Richard Yorke, head of UK research at DTZ, said: “Domestic investors’ willingness to spend matched the improving economic picture in the UK throughout 2013, resulting in their outlay increasing by 42 per cent compared to 2012. Domestic investors are well placed to identify good opportunities across the UK and sought to exploit the record yield gap between London and the regions. Many UK firms sold London assets to fund their investment activity outside the capital, selling ‘high’ in London and buying ‘low’ in the regions.”
Foreign investors spent £20bn in 2013. Most of this – £14.2bn – was concentrated in Central London as overseas investors continued to seek prime assets, often secured off-market. Asian investors continued to be the biggest foreign buyers of property in 2013, acquiring about £4.6bn, mostly in Central London. Conversely, domestic players were net sellers as they disposed of £28.7bn of property against £24.3bn of purchases, capitalising on demand for prime assets while seeking comparative value in the regions.
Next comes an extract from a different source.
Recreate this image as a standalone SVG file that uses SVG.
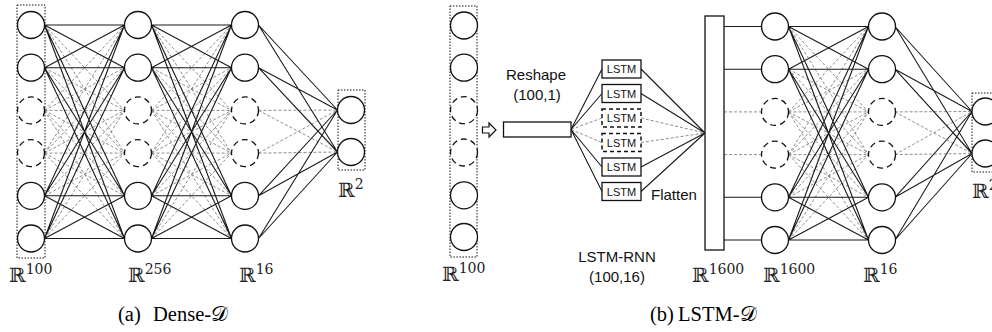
<svg xmlns="http://www.w3.org/2000/svg" xmlns:xlink="http://www.w3.org/1999/xlink" width="992" height="332" viewBox="0 0 992 332">
<style>
.n{fill:#fff;stroke:#111;stroke-width:1.3}
.nd{fill:#fff;stroke:#111;stroke-width:1.3;stroke-dasharray:6 4}
.box{fill:none;stroke:#111;stroke-width:1;stroke-dasharray:1.5 1.5}
.es{fill:none;stroke:#1a1a1a;stroke-width:1.1}
.ed{fill:none;stroke:#808080;stroke-width:0.9;stroke-dasharray:3 2}
.rect{fill:#fff;stroke:#111;stroke-width:1.3}
.rectd{fill:#fff;stroke:#111;stroke-width:1.5;stroke-dasharray:4 3}
.lab{font-family:"Liberation Sans",Arial,sans-serif;font-size:15px;fill:#111}
.lstm{font-family:"Liberation Sans",Arial,sans-serif;font-size:11px;fill:#111;text-anchor:middle}
.R{font-family:"DejaVu Serif",serif;font-size:20px;fill:#222}
.sup{font-size:14px}
.cap{font-family:"Liberation Serif","Times New Roman",serif;font-size:20.5px;fill:#000}
.arr{fill:#fff;stroke:#111;stroke-width:1.2}
</style>
<defs>
<g id="meshS"><path class="es" d="M0 25L80 25M0 25L80 67.7M0 25L80 195.8M0 25L80 238.5M0 67.7L80 25M0 67.7L80 67.7M0 67.7L80 195.8M0 67.7L80 238.5M0 195.8L80 25M0 195.8L80 67.7M0 195.8L80 195.8M0 195.8L80 238.5M0 238.5L80 25M0 238.5L80 67.7M0 238.5L80 195.8M0 238.5L80 238.5"/></g>
<g id="meshD"><path class="ed" d="M0 25L80 110.4M0 25L80 153.1M0 67.7L80 110.4M0 67.7L80 153.1M0 195.8L80 110.4M0 195.8L80 153.1M0 238.5L80 110.4M0 238.5L80 153.1M0 110.4L80 25M0 110.4L80 67.7M0 110.4L80 110.4M0 110.4L80 153.1M0 110.4L80 195.8M0 110.4L80 238.5M0 153.1L80 25M0 153.1L80 67.7M0 153.1L80 110.4M0 153.1L80 153.1M0 153.1L80 195.8M0 153.1L80 238.5"/></g>
<g id="fanS"><path class="es" d="M0 25L79 110M0 25L79 152M0 67.7L79 110M0 67.7L79 152M0 195.8L79 110M0 195.8L79 152M0 238.5L79 110M0 238.5L79 152"/></g>
<g id="fanD"><path class="ed" d="M0 110.4L79 110M0 110.4L79 152M0 153.1L79 110M0 153.1L79 152"/></g>
</defs>

<g id="connectors">
<use xlink:href="#meshD" transform="translate(44.5,0)"/>
<use xlink:href="#meshD" transform="translate(151.5,0)"/>
<use xlink:href="#fanD" transform="translate(258.5,0)"/>
<use xlink:href="#meshS" transform="translate(44.5,0)"/>
<use xlink:href="#meshS" transform="translate(151.5,0)"/>
<use xlink:href="#fanS" transform="translate(258.5,0)"/>
<path class="ed" d="M571 129.5L602 118M571 129.5L602 142.5M641 118L705 133M641 142.5L705 133M724 111.9L761.5 111.9M724 154.6L761.5 154.6"/>
<path class="es" d="M571 129.5L602 69M571 129.5L602 93.5M571 129.5L602 167M571 129.5L602 191.5M641 69L705 133M641 93.5L705 133M641 167L705 133M641 191.5L705 133M724 26.5L761.5 26.5M724 69.2L761.5 69.2M724 197.3L761.5 197.3M724 240L761.5 240"/>
<use xlink:href="#meshD" transform="translate(788.5,1.5)"/>
<use xlink:href="#fanD" transform="translate(895,1.5) scale(0.975,1)"/>
<use xlink:href="#meshS" transform="translate(788.5,1.5)"/>
<use xlink:href="#fanS" transform="translate(895,1.5) scale(0.975,1)"/>
</g>

<g id="box-in-a"><rect class="box" x="17" y="5" width="28" height="253"/></g>
<g id="a-in-1"><circle class="n" cx="31" cy="25" r="13.5"/></g>
<g id="a-in-2"><circle class="n" cx="31" cy="67.7" r="13.5"/></g>
<g id="a-in-3"><circle class="nd" cx="31" cy="110.4" r="13.5"/></g>
<g id="a-in-4"><circle class="nd" cx="31" cy="153.1" r="13.5"/></g>
<g id="a-in-5"><circle class="n" cx="31" cy="195.8" r="13.5"/></g>
<g id="a-in-6"><circle class="n" cx="31" cy="238.5" r="13.5"/></g>

<g id="a-h1-1"><circle class="n" cx="138" cy="25" r="13.5"/></g>
<g id="a-h1-2"><circle class="n" cx="138" cy="67.7" r="13.5"/></g>
<g id="a-h1-3"><circle class="nd" cx="138" cy="110.4" r="13.5"/></g>
<g id="a-h1-4"><circle class="nd" cx="138" cy="153.1" r="13.5"/></g>
<g id="a-h1-5"><circle class="n" cx="138" cy="195.8" r="13.5"/></g>
<g id="a-h1-6"><circle class="n" cx="138" cy="238.5" r="13.5"/></g>

<g id="a-h2-1"><circle class="n" cx="245" cy="25" r="13.5"/></g>
<g id="a-h2-2"><circle class="n" cx="245" cy="67.7" r="13.5"/></g>
<g id="a-h2-3"><circle class="nd" cx="245" cy="110.4" r="13.5"/></g>
<g id="a-h2-4"><circle class="nd" cx="245" cy="153.1" r="13.5"/></g>
<g id="a-h2-5"><circle class="n" cx="245" cy="195.8" r="13.5"/></g>
<g id="a-h2-6"><circle class="n" cx="245" cy="238.5" r="13.5"/></g>

<g id="box-out-a"><rect class="box" x="338" y="90" width="27" height="80"/></g>
<g id="a-out-1"><circle class="n" cx="351" cy="110" r="13.5"/></g>
<g id="a-out-2"><circle class="n" cx="351" cy="152" r="13.5"/></g>

<g id="a-labels">
<text class="R" x="9" y="282">ℝ<tspan class="sup" dy="-8">100</tspan></text>
<text class="R" x="128" y="282">ℝ<tspan class="sup" dy="-8">256</tspan></text>
<text class="R" x="239" y="282">ℝ<tspan class="sup" dy="-8">16</tspan></text>
<text class="R" x="338" y="197">ℝ<tspan class="sup" dy="-8">2</tspan></text>
<text class="cap" y="321"><tspan x="118">(a)</tspan><tspan x="153">Dense-𝒟</tspan></text>
</g>

<g id="box-in-b"><rect class="box" x="450" y="6" width="27" height="251"/></g>
<g id="b-in-1"><circle class="n" cx="464" cy="25.5" r="13.5"/></g>
<g id="b-in-2"><circle class="n" cx="464" cy="67.7" r="13.5"/></g>
<g id="b-in-3"><circle class="nd" cx="464" cy="110.2" r="13.5"/></g>
<g id="b-in-4"><circle class="nd" cx="464" cy="152.5" r="13.5"/></g>
<g id="b-in-5"><circle class="n" cx="464" cy="195.3" r="13.5"/></g>
<g id="b-in-6"><circle class="n" cx="464" cy="237" r="13.5"/></g>

<g id="arrow"><polygon class="arr" points="482.5,127 489,127 489,123 496,130 489,137 489,133 482.5,133"/></g>

<g id="reshape">
<rect class="rect" x="503.5" y="122" width="67.5" height="15"/>
<text class="lab" x="536" y="80" text-anchor="middle">Reshape</text>
<text class="lab" x="537" y="100" text-anchor="middle">(100,1)</text>
</g>

<g id="lstm-1"><rect class="rect" x="602" y="60" width="39" height="18"/><text class="lstm" x="621.5" y="73">LSTM</text></g>
<g id="lstm-2"><rect class="rect" x="602" y="84.5" width="39" height="18"/><text class="lstm" x="621.5" y="97.5">LSTM</text></g>
<g id="lstm-3"><rect class="rectd" x="602" y="109" width="39" height="18"/><text class="lstm" x="621.5" y="122">LSTM</text></g>
<g id="lstm-4"><rect class="rectd" x="602" y="133.5" width="39" height="18"/><text class="lstm" x="621.5" y="146.5">LSTM</text></g>
<g id="lstm-5"><rect class="rect" x="602" y="158" width="39" height="18"/><text class="lstm" x="621.5" y="171">LSTM</text></g>
<g id="lstm-6"><rect class="rect" x="602" y="182.5" width="39" height="18"/><text class="lstm" x="621.5" y="195.5">LSTM</text></g>

<g id="flatten">
<rect class="rect" x="705" y="16" width="19" height="234"/>
<text class="lab" x="651" y="200">Flatten</text>
</g>

<g id="b-d1-1"><circle class="n" cx="775" cy="26.5" r="13.5"/></g>
<g id="b-d1-2"><circle class="n" cx="775" cy="69.2" r="13.5"/></g>
<g id="b-d1-3"><circle class="nd" cx="775" cy="111.9" r="13.5"/></g>
<g id="b-d1-4"><circle class="nd" cx="775" cy="154.6" r="13.5"/></g>
<g id="b-d1-5"><circle class="n" cx="775" cy="197.3" r="13.5"/></g>
<g id="b-d1-6"><circle class="n" cx="775" cy="240" r="13.5"/></g>

<g id="b-d2-1"><circle class="n" cx="882" cy="26.5" r="13.5"/></g>
<g id="b-d2-2"><circle class="n" cx="882" cy="69.2" r="13.5"/></g>
<g id="b-d2-3"><circle class="nd" cx="882" cy="111.9" r="13.5"/></g>
<g id="b-d2-4"><circle class="nd" cx="882" cy="154.6" r="13.5"/></g>
<g id="b-d2-5"><circle class="n" cx="882" cy="197.3" r="13.5"/></g>
<g id="b-d2-6"><circle class="n" cx="882" cy="240" r="13.5"/></g>

<g id="box-out-b"><rect class="box" x="972" y="93" width="28" height="79"/></g>
<g id="b-out-1"><circle class="n" cx="985.5" cy="111.5" r="13.5"/></g>
<g id="b-out-2"><circle class="n" cx="985.5" cy="153.5" r="13.5"/></g>

<g id="b-labels">
<text class="lab" x="617" y="262" text-anchor="middle">LSTM-RNN</text>
<text class="lab" x="617" y="282" text-anchor="middle">(100,16)</text>
<text class="R" x="442" y="281">ℝ<tspan class="sup" dy="-8">100</tspan></text>
<text class="R" x="692" y="282">ℝ<tspan class="sup" dy="-8">1600</tspan></text>
<text class="R" x="763" y="282">ℝ<tspan class="sup" dy="-8">1600</tspan></text>
<text class="R" x="863" y="282">ℝ<tspan class="sup" dy="-8">16</tspan></text>
<text class="R" x="972" y="198">ℝ<tspan class="sup" dy="-8">2</tspan></text>
<text class="cap" y="321"><tspan x="650">(b)</tspan><tspan x="678">LSTM-𝒟</tspan></text>
</g>
</svg>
Jason Winfield, Head of the UK Investment Agency team at DTZ, said: “There is undoubted momentum in the market. We estimate there is currently around £20bn of additional international capital seeking opportunities in London alone. With the economic environment improving, we expect transaction levels in 2014 to match last year’s total. “Investors did well in 2013 pursuing value in the regions but the weight of investment is pushing down yields and leading to lower expected returns so the window of opportunity is closing. We expect this to affect the relative attractiveness of UK markets compared to others which should ultimately result in reduced investor interest and slightly lower volumes in 2015.”